The Story: In 2001, Mother Suzanne Ravenel is asked to record the memories of her years at Mount St. Gabriel’s, a Catholic girls school nestled in the mountains of North Carolina. The request stirs up troubling memories for the frail octogenarian, who first entered the boarding school as a student before rising up the ranks to headmistress. Ravenel particularly wishes to forget the fateful 1951-52 school year, which brought her in contact with three young women: Tildy, a charismatic teen who suffers from dyslexia; Chloe, a gifted artist and orphan; and Maud, an overachiever with a middle-class background. When Tildy is charged with directing the school play, an unearthed secret threatens to alter the lives of everyone involved.

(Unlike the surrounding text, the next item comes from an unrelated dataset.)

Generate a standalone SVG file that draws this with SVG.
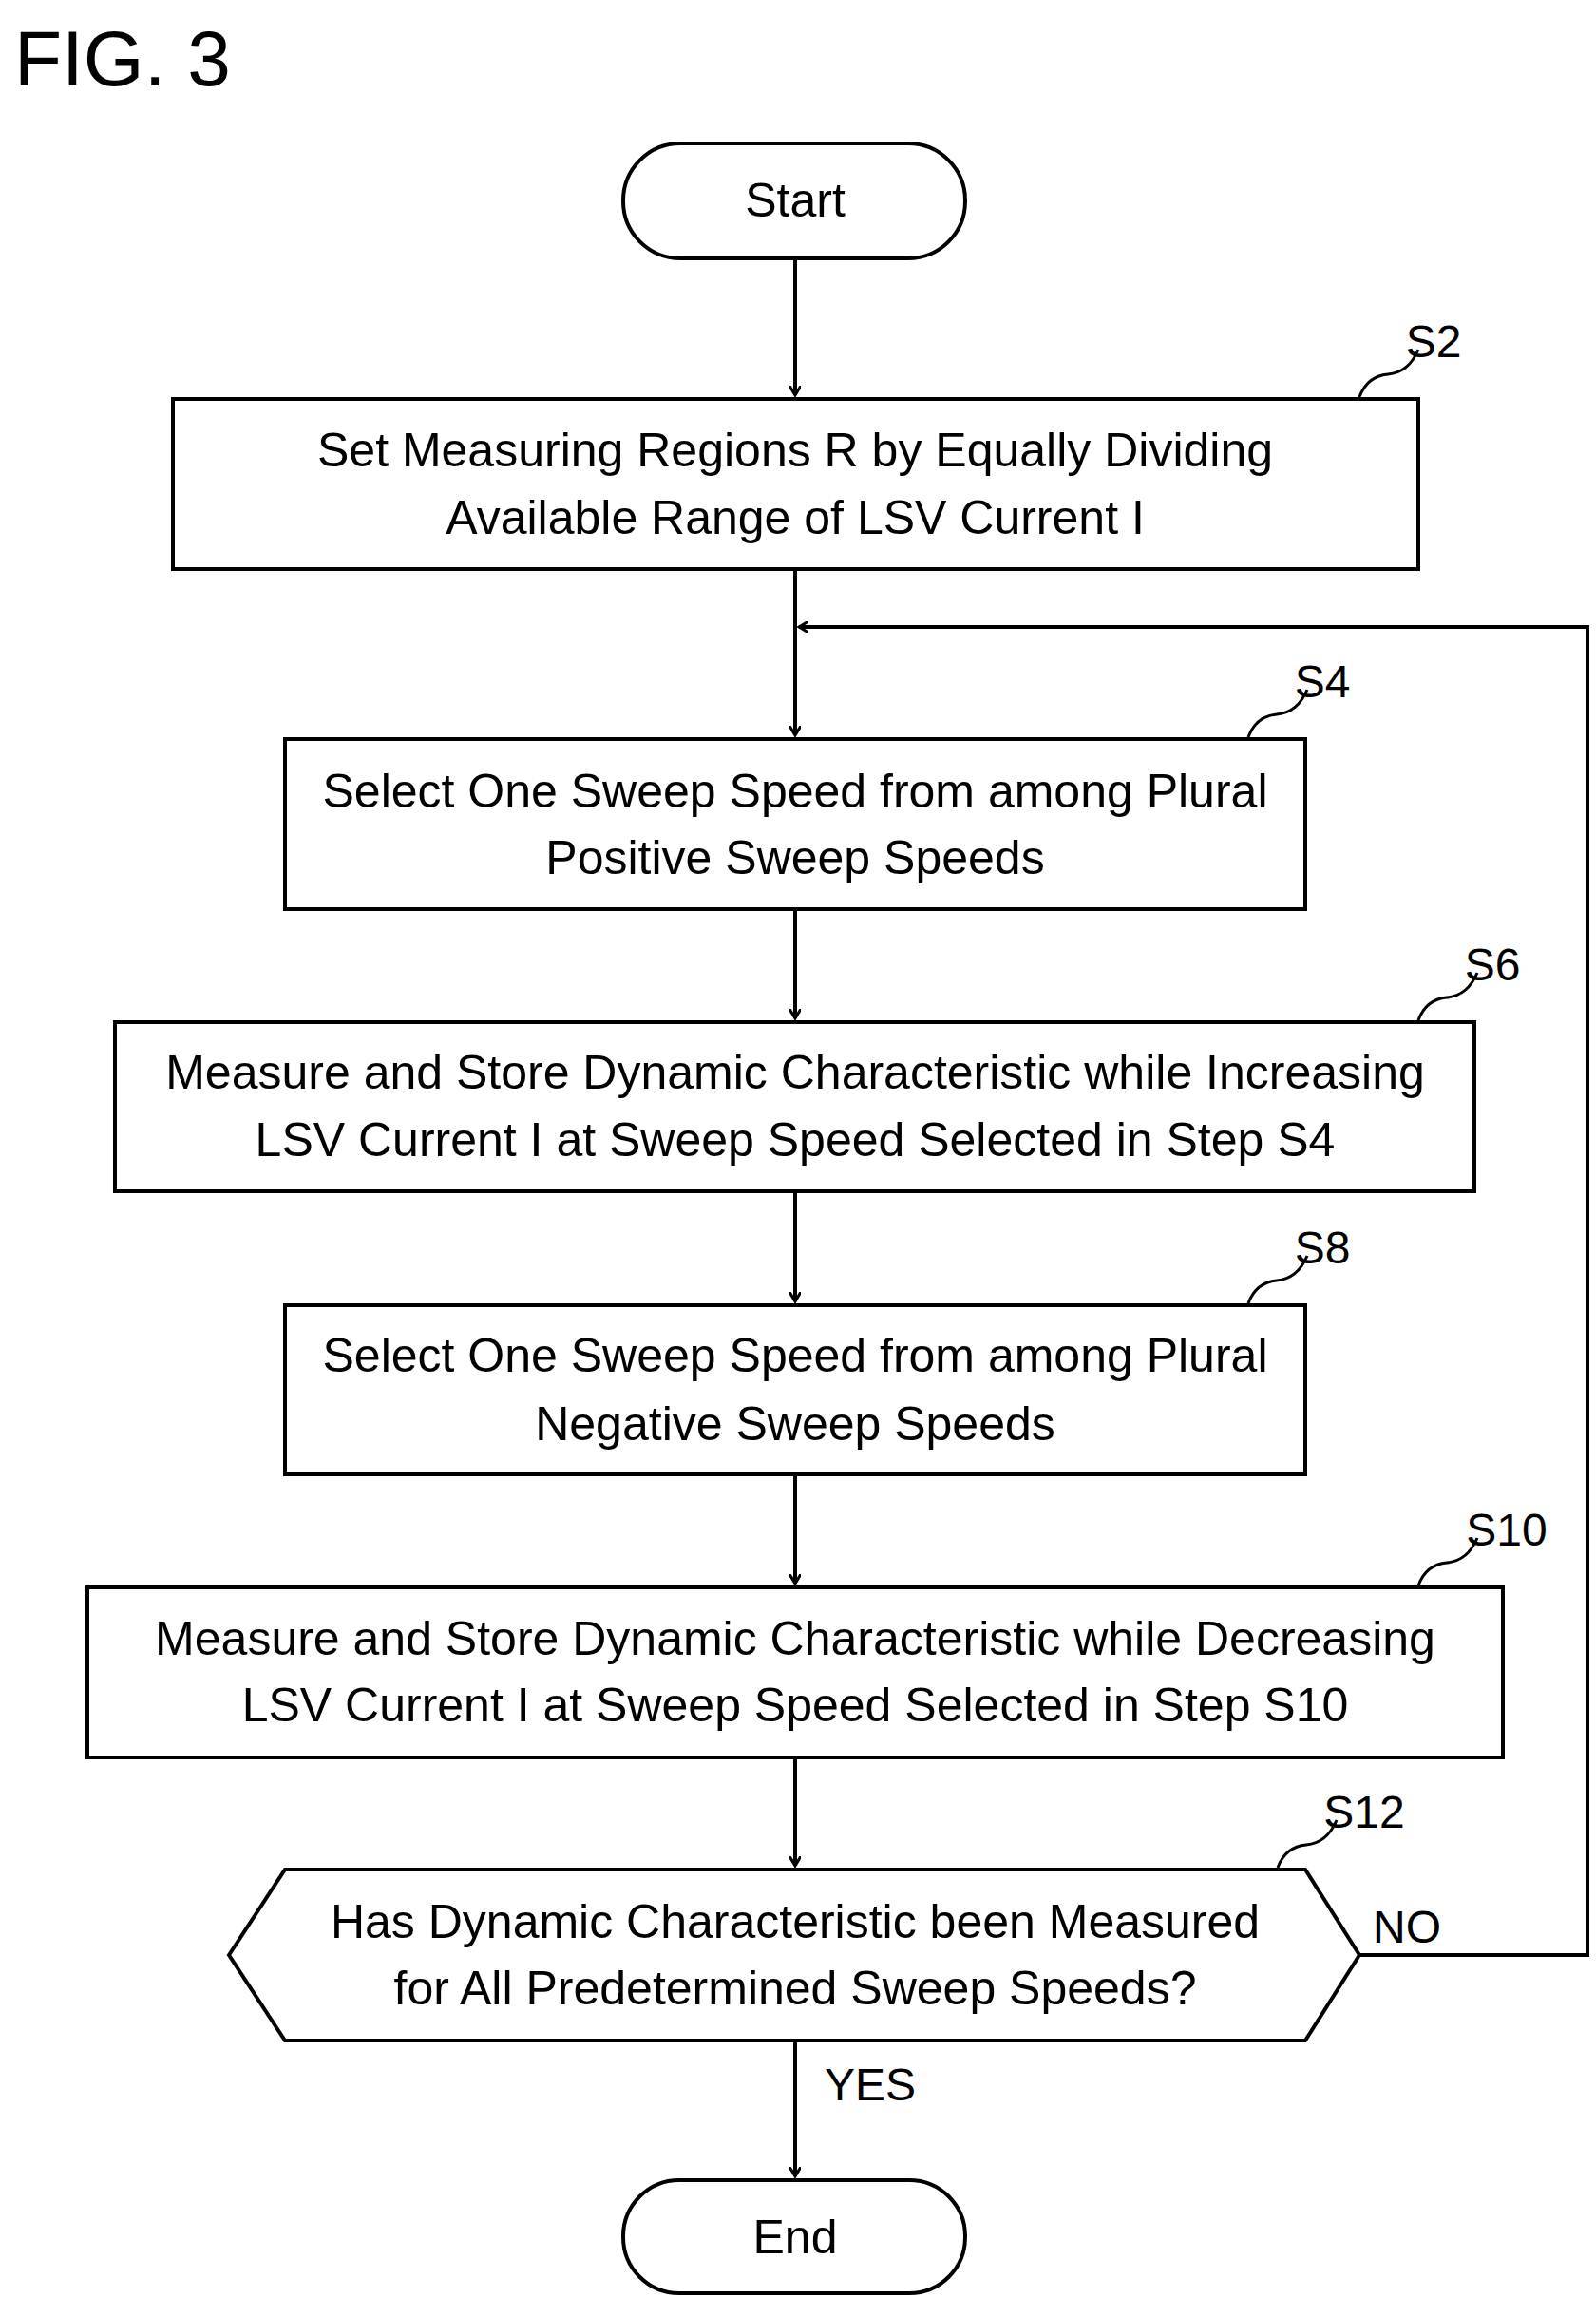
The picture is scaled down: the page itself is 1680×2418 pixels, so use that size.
<svg xmlns="http://www.w3.org/2000/svg" width="1680" height="2418" viewBox="0 0 1680 2418">
<defs>
<marker id="ah" markerWidth="12" markerHeight="12" refX="10" refY="6" orient="auto" markerUnits="userSpaceOnUse" viewBox="0 0 12 12">
<path d="M0,0 L10,6 L0,12" fill="none" stroke="#000" stroke-width="3"/>
</marker>
<style>
.b{fill:#fff;stroke:#000;stroke-width:4}
.t{font-family:"Liberation Sans",Arial,sans-serif;font-size:50px;text-anchor:middle;fill:#000}
.l{font-family:"Liberation Sans",Arial,sans-serif;font-size:48px;text-anchor:middle;fill:#000}
.c{fill:none;stroke:#000;stroke-width:4}
.s{fill:none;stroke:#000;stroke-width:3}
</style>
</defs>
<rect width="1680" height="2418" fill="#fff"/>
<text x="15" y="90" font-family="Liberation Sans,Arial,sans-serif" font-size="82">FIG. 3</text>
<g id="connectors">
<line class="c" x1="837" y1="272" x2="837" y2="416" marker-end="url(#ah)"/>
<line class="c" x1="837" y1="599" x2="837" y2="774" marker-end="url(#ah)"/>
<line class="c" x1="837" y1="957" x2="837" y2="1072" marker-end="url(#ah)"/>
<line class="c" x1="837" y1="1254" x2="837" y2="1370" marker-end="url(#ah)"/>
<line class="c" x1="837" y1="1552" x2="837" y2="1667" marker-end="url(#ah)"/>
<line class="c" x1="837" y1="1850" x2="837" y2="1964" marker-end="url(#ah)"/>
<line class="c" x1="837" y1="2148" x2="837" y2="2291" marker-end="url(#ah)"/>
<polyline class="c" points="1431,2058 1671,2058 1671,660 841,660" marker-end="url(#ah)"/>
<text class="l" x="1481" y="2045">NO</text>
<text class="l" x="916" y="2211">YES</text>
</g>
<g id="start"><rect class="b" x="656" y="151" width="360" height="121" rx="60"/><text class="t" x="837" y="228">Start</text></g>
<g id="s2"><rect class="b" x="182" y="420" width="1311" height="179"/>
<text class="t" x="837" y="491">Set Measuring Regions R by Equally Dividing</text>
<text class="t" x="837" y="562">Available Range of LSV Current I</text>
<path class="s" d="M1431,418 q8,-22 30,-24 t32,-26"/><text class="l" x="1509" y="376">S2</text></g>
<g id="s4"><rect class="b" x="300" y="778" width="1074" height="179"/>
<text class="t" x="837" y="850">Select One Sweep Speed from among Plural</text>
<text class="t" x="837" y="920">Positive Sweep Speeds</text>
<path class="s" d="M1314,776 q8,-22 30,-24 t32,-26"/><text class="l" x="1392" y="734">S4</text></g>
<g id="s6"><rect class="b" x="121" y="1076" width="1431" height="178"/>
<text class="t" x="837" y="1146">Measure and Store Dynamic Characteristic while Increasing</text>
<text class="t" x="837" y="1217">LSV Current I at Sweep Speed Selected in Step S4</text>
<path class="s" d="M1493,1074 q8,-22 30,-24 t32,-26"/><text class="l" x="1571" y="1032">S6</text></g>
<g id="s8"><rect class="b" x="300" y="1374" width="1074" height="178"/>
<text class="t" x="837" y="1444">Select One Sweep Speed from among Plural</text>
<text class="t" x="837" y="1516">Negative Sweep Speeds</text>
<path class="s" d="M1314,1372 q8,-22 30,-24 t32,-26"/><text class="l" x="1392" y="1330">S8</text></g>
<g id="s10"><rect class="b" x="92" y="1671" width="1490" height="179"/>
<text class="t" x="837" y="1742">Measure and Store Dynamic Characteristic while Decreasing</text>
<text class="t" x="837" y="1812">LSV Current I at Sweep Speed Selected in Step S10</text>
<path class="s" d="M1493,1669 q8,-22 30,-24 t32,-26"/><text class="l" x="1586" y="1627">S10</text></g>
<g id="s12"><polygon class="b" points="241,2058 300,1968 1374,1968 1431,2058 1374,2148 300,2148"/>
<text class="t" x="837" y="2040">Has Dynamic Characteristic been Measured</text>
<text class="t" x="837" y="2110">for All Predetermined Sweep Speeds?</text>
<path class="s" d="M1345,1966 q8,-22 30,-24 t32,-26"/><text class="l" x="1436" y="1924">S12</text></g>
<g id="end"><rect class="b" x="656" y="2295" width="360" height="119" rx="59"/><text class="t" x="837" y="2372">End</text></g>
</svg>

Random House. 416 pages. $26. ISBN: 9780345483201
Denver Post
"Godwin writes a nuanced work. The characters are three-dimensional and flawed, and Unfinished Desires grows organically from the consequences of these flaws." Robin Vidimos
NY Times Book Review
"[R]eserved yet powerful. … Godwin has created several deeply affecting characters." Dominique Browning
Washington Post
"The world of Mount St. Gabriel’s is small, but the novel feels sprawling, and, if these women’s power struggles are often petty, they are also delicious. … Unfinished Desires achieves its own sense of daring, freedom and grace." Valerie Sayers
Boston Globe
"[R]esonates more with faithful recording than with vivid invention. … For readers brought up in any orthodox tradition, Unfinished Desires will be provocative and rewarding reading." Valerie Miner
Christian Science Monitor
"Godwin skillfully portrays the drama and intricacy of teenage relationships, though the climax of the story might leave you a little flat. … The greatest strength of Unfinished Desires is that it really does encapsulate the way that teenage girls operate: the nuance, the intricacy, the sneakiness, and the devotion." Katie Ward
Miami Herald
"Unfinished Desires is an awkward title, so it should be no surprise that Gail Godwin’s novel has awkward moments. … Although Godwin writes incisively of ambitions and disasters, she packs entirely too much plot into this novel." Betsy Willeford
Seattle Times
"[A] confusing hodgepodge of names, events, some back story on the girls—and it all adds up to not very much. … This turgid tale is an exercise in mean-spiritedness, revenge, bad mothering and girls who should be spending time thinking about boys and clothes instead." Valerie Ryan
Critical Summary
To sum it up, the consensus regarding Unfinished Desires is, well, that there is no consensus. Critics were definite in their opinions, which were all quite contradictory. Several believed Godwin skillfully weaved past and present while others thought it a confusing jumble. Some described the summary of the girl’s lives after Mount St. Gabriel’s as disappointingly brief, others thought it dragged on painfully. Finally, several reviewers found it to be a fascinating coming-of-age tale, but others thought it would give mothers of teen girls bad dreams. Most agreed, however, that the unveiling of the "deep, dark secret" proved anticlimactic. Nevertheless, for Godwin fans and for readers interested in daily life at a Catholic girls school, this one should hit the spot. Maybe.